Data lines
-------

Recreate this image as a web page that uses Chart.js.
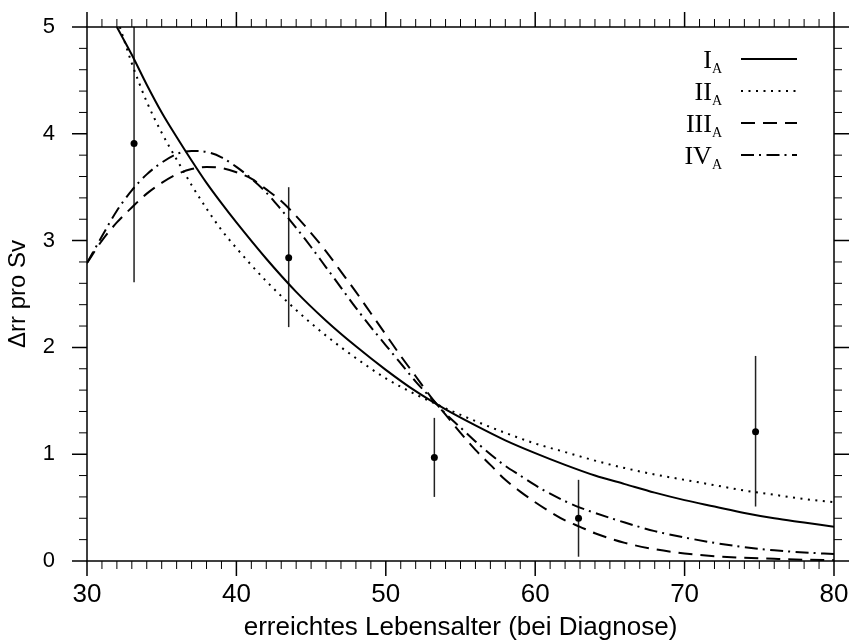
<!DOCTYPE html>
<html>
<head>
<meta charset="utf-8">
<script src="https://cdn.jsdelivr.net/npm/chart.js@4.4.1/dist/chart.umd.min.js"></script>
<style>
  html, body { margin: 0; padding: 0; background: #fff; }
  #wrap { width: 851px; height: 641px; }
</style>
</head>
<body>
<div id="wrap"><canvas id="c" width="851" height="641"></canvas></div>
<script>
// ---- data ----
const xTickLabels = [30, 40, 50, 60, 70, 80];
const yTickLabels = [0, 1, 2, 3, 4, 5];
const legendLabels = ['I', 'II', 'III', 'IV'];
const legendSub = 'A';

const xI = [32, 33, 34, 35, 36, 37, 38, 39, 40, 42, 44, 46, 48, 50, 52, 54, 56, 58, 60, 62, 64, 66, 68, 70, 72, 74, 76, 78, 80];
const yI = [5.00, 4.74, 4.46, 4.20, 3.97, 3.75, 3.54, 3.35, 3.17, 2.83, 2.52, 2.25, 2.01, 1.79, 1.59, 1.42, 1.27, 1.13, 1.01, 0.90, 0.80, 0.72, 0.64, 0.57, 0.51, 0.45, 0.40, 0.36, 0.32];

const xII = [32.2, 33, 34, 35, 36, 37, 38, 39, 40, 42, 44, 46, 48, 50, 52, 54, 56, 58, 60, 62, 64, 66, 68, 70, 72, 74, 76, 78, 80];
const yII = [5.00, 4.66, 4.30, 4.01, 3.76, 3.52, 3.30, 3.10, 2.93, 2.62, 2.35, 2.11, 1.90, 1.71, 1.56, 1.43, 1.31, 1.20, 1.10, 1.02, 0.94, 0.87, 0.81, 0.76, 0.71, 0.66, 0.62, 0.58, 0.55];

const xIII = [30, 31, 32, 33, 34, 35, 36, 37, 38, 39, 40, 41, 42, 43, 44, 45, 46, 47, 48, 49, 50, 51, 52, 53, 54, 55, 56, 57, 58, 59, 60, 61, 62, 63, 64, 66, 68, 70, 72, 74, 76, 78, 80];
const yIII = [2.79, 3.00, 3.17, 3.31, 3.44, 3.54, 3.62, 3.67, 3.69, 3.68, 3.64, 3.58, 3.48, 3.37, 3.23, 3.07, 2.90, 2.71, 2.52, 2.32, 2.12, 1.92, 1.73, 1.54, 1.37, 1.20, 1.04, 0.90, 0.76, 0.65, 0.55, 0.46, 0.38, 0.32, 0.26, 0.17, 0.11, 0.07, 0.045, 0.03, 0.02, 0.012, 0.008];

const xIV = [30, 31, 32, 33, 34, 35, 36, 37, 38, 39, 40, 41, 42, 43, 44, 45, 46, 47, 48, 49, 50, 51, 52, 53, 54, 55, 56, 57, 58, 59, 60, 61, 62, 63, 64, 66, 68, 70, 72, 74, 76, 78, 80];
const yIV = [2.79, 3.04, 3.28, 3.47, 3.62, 3.73, 3.81, 3.84, 3.83, 3.78, 3.69, 3.58, 3.45, 3.29, 3.12, 2.94, 2.75, 2.56, 2.37, 2.19, 2.02, 1.85, 1.68, 1.53, 1.38, 1.25, 1.12, 1.00, 0.89, 0.80, 0.71, 0.63, 0.56, 0.50, 0.45, 0.36, 0.28, 0.22, 0.17, 0.13, 0.10, 0.08, 0.065];

const obsX = [33.15, 43.5, 53.25, 62.9, 74.75];
const obsY = [3.91, 2.84, 0.97, 0.40, 1.21];
const obsLow = [2.61, 2.19, 0.60, 0.04, 0.51];
const obsHigh = [5.30, 3.50, 1.34, 0.76, 1.92];

const X_MIN = 30, X_MAX = 80, X_MINOR = 1;
const Y_MIN = 0, Y_MAX = 5, Y_MINOR = 0.2;

// ---- build ----
const zip = (xs, ys) => xs.map((x, i) => ({ x: x, y: ys[i] }));
const lineDs = (label, xs, ys, dash) => ({
  type: 'line', label: label, data: zip(xs, ys),
  borderColor: '#000', borderWidth: 2, borderDash: dash,
  pointRadius: 0, fill: false, cubicInterpolationMode: 'monotone'
});

const dashes = [[], [2, 5.5], [14, 8], [13, 5, 2, 5.5]];

const noPad = (s) => { s.paddingTop = 0; s.paddingBottom = 0; s.paddingLeft = 0; s.paddingRight = 0; };

const errorBars = {
  id: 'errorBars',
  beforeDatasetsDraw(chart) {
    const { ctx, chartArea: a, scales: { x, y } } = chart;
    ctx.save();
    ctx.beginPath(); ctx.rect(a.left, a.top, a.right - a.left, a.bottom - a.top); ctx.clip();
    ctx.strokeStyle = '#222'; ctx.lineWidth = 1.5;
    obsX.forEach((v, i) => {
      const px = x.getPixelForValue(v);
      ctx.beginPath();
      ctx.moveTo(px, y.getPixelForValue(obsLow[i]));
      ctx.lineTo(px, y.getPixelForValue(obsHigh[i]));
      ctx.stroke();
    });
    ctx.restore();
  }
};

const frame = {
  id: 'frame',
  afterDraw(chart) {
    const { ctx, chartArea: a, scales: { x, y } } = chart;
    ctx.save();
    ctx.strokeStyle = '#000';
    ctx.lineWidth = 1.5;
    ctx.strokeRect(a.left, a.top, a.right - a.left, a.bottom - a.top);
    const nx = Math.round((X_MAX - X_MIN) / X_MINOR);
    for (let i = 0; i <= nx; i++) {
      const v = X_MIN + i * X_MINOR;
      const major = xTickLabels.indexOf(v) >= 0;
      const L = major ? 15 : 8;
      const px = x.getPixelForValue(v);
      ctx.lineWidth = major ? 1.5 : 1;
      ctx.beginPath();
      ctx.moveTo(px, a.bottom); ctx.lineTo(px, a.bottom + L);
      ctx.moveTo(px, a.top); ctx.lineTo(px, a.top - L);
      ctx.stroke();
    }
    const ny = Math.round((Y_MAX - Y_MIN) / Y_MINOR);
    for (let i = 0; i <= ny; i++) {
      const v = +(Y_MIN + i * Y_MINOR).toFixed(3);
      const major = yTickLabels.indexOf(v) >= 0;
      const L = major ? 15 : 8;
      const py = y.getPixelForValue(v);
      ctx.lineWidth = major ? 1.5 : 1;
      ctx.beginPath();
      ctx.moveTo(a.left, py); ctx.lineTo(a.left - L, py);
      ctx.moveTo(a.right, py); ctx.lineTo(a.right + L, py);
      ctx.stroke();
    }
    // legend
    const rows = [59, 91, 123, 155];
    chart.data.datasets.slice(0, 4).forEach((ds, i) => {
      const ry = rows[i];
      ctx.lineWidth = 2;
      ctx.setLineDash(ds.borderDash || []);
      ctx.beginPath(); ctx.moveTo(741, ry); ctx.lineTo(797, ry); ctx.stroke();
      ctx.setLineDash([]);
      ctx.fillStyle = '#000';
      ctx.textBaseline = 'alphabetic';
      ctx.textAlign = 'right';
      ctx.font = '14px "Liberation Serif", serif';
      ctx.fillText(legendSub, 722, ry + 14);
      const sw = ctx.measureText(legendSub).width;
      ctx.font = '26px "Liberation Serif", serif';
      ctx.fillText(legendLabels[i], 722 - sw, ry + 9);
    });
    ctx.restore();
  }
};

new Chart(document.getElementById('c'), {
  data: {
    datasets: [
      lineDs(legendLabels[0] + legendSub, xI, yI, dashes[0]),
      lineDs(legendLabels[1] + legendSub, xII, yII, dashes[1]),
      lineDs(legendLabels[2] + legendSub, xIII, yIII, dashes[2]),
      lineDs(legendLabels[3] + legendSub, xIV, yIV, dashes[3]),
      {
        type: 'scatter', label: 'Beobachtung', data: zip(obsX, obsY),
        pointRadius: 3.5, pointBackgroundColor: '#000', pointBorderColor: '#000',
        pointStyle: 'circle', borderWidth: 0
      }
    ]
  },
  options: {
    responsive: false,
    devicePixelRatio: 1,
    animation: false,
    layout: { padding: { top: 27, right: 17, left: 0, bottom: 0 } },
    plugins: { legend: { display: false }, tooltip: { enabled: false } },
    scales: {
      x: {
        type: 'linear', position: 'bottom', min: X_MIN, max: X_MAX,
        afterFit(s) { s.height = 80; noPad(s); },
        afterBuildTicks(s) { s.ticks = xTickLabels.map(v => ({ value: v })); },
        grid: { display: false }, border: { display: false },
        ticks: { color: '#000', padding: 10, maxRotation: 0, autoSkip: false,
                 font: { family: '"Liberation Sans", Arial, sans-serif', size: 26 } },
        title: { display: true, text: 'erreichtes Lebensalter (bei Diagnose)', color: '#000',
                 padding: { top: 0, bottom: 0 },
                 font: { family: '"Liberation Sans", Arial, sans-serif', size: 26, lineHeight: 1 } }
      },
      y: {
        type: 'linear', position: 'left', min: Y_MIN, max: Y_MAX,
        afterFit(s) { s.width = 87; noPad(s); },
        afterBuildTicks(s) { s.ticks = yTickLabels.map(v => ({ value: v })); },
        grid: { display: false }, border: { display: false },
        ticks: { color: '#000', padding: 24, autoSkip: false,
                 font: { family: '"Liberation Sans", Arial, sans-serif', size: 22 } },
        title: { display: true, text: 'Δrr pro Sv', color: '#000',
                 padding: { top: 6, bottom: 0 },
                 font: { family: '"Liberation Sans", Arial, sans-serif', size: 24, lineHeight: 1 } }
      }
    }
  },
  plugins: [errorBars, frame]
});
</script>
</body>
</html>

-------

Take the lines from the start of the material to the line with "0.62, 0.58, 0.55];", both included, and transcribe them exactly without the pictures.

Exercise solution
Recreate this image as a web page that uses Chart.js.
<!DOCTYPE html>
<html>
<head>
<meta charset="utf-8">
<script src="https://cdn.jsdelivr.net/npm/chart.js@4.4.1/dist/chart.umd.min.js"></script>
<style>
  html, body { margin: 0; padding: 0; background: #fff; }
  #wrap { width: 851px; height: 641px; }
</style>
</head>
<body>
<div id="wrap"><canvas id="c" width="851" height="641"></canvas></div>
<script>
// ---- data ----
const xTickLabels = [30, 40, 50, 60, 70, 80];
const yTickLabels = [0, 1, 2, 3, 4, 5];
const legendLabels = ['I', 'II', 'III', 'IV'];
const legendSub = 'A';

const xI = [32, 33, 34, 35, 36, 37, 38, 39, 40, 42, 44, 46, 48, 50, 52, 54, 56, 58, 60, 62, 64, 66, 68, 70, 72, 74, 76, 78, 80];
const yI = [5.00, 4.74, 4.46, 4.20, 3.97, 3.75, 3.54, 3.35, 3.17, 2.83, 2.52, 2.25, 2.01, 1.79, 1.59, 1.42, 1.27, 1.13, 1.01, 0.90, 0.80, 0.72, 0.64, 0.57, 0.51, 0.45, 0.40, 0.36, 0.32];

const xII = [32.2, 33, 34, 35, 36, 37, 38, 39, 40, 42, 44, 46, 48, 50, 52, 54, 56, 58, 60, 62, 64, 66, 68, 70, 72, 74, 76, 78, 80];
const yII = [5.00, 4.66, 4.30, 4.01, 3.76, 3.52, 3.30, 3.10, 2.93, 2.62, 2.35, 2.11, 1.90, 1.71, 1.56, 1.43, 1.31, 1.20, 1.10, 1.02, 0.94, 0.87, 0.81, 0.76, 0.71, 0.66, 0.62, 0.58, 0.55];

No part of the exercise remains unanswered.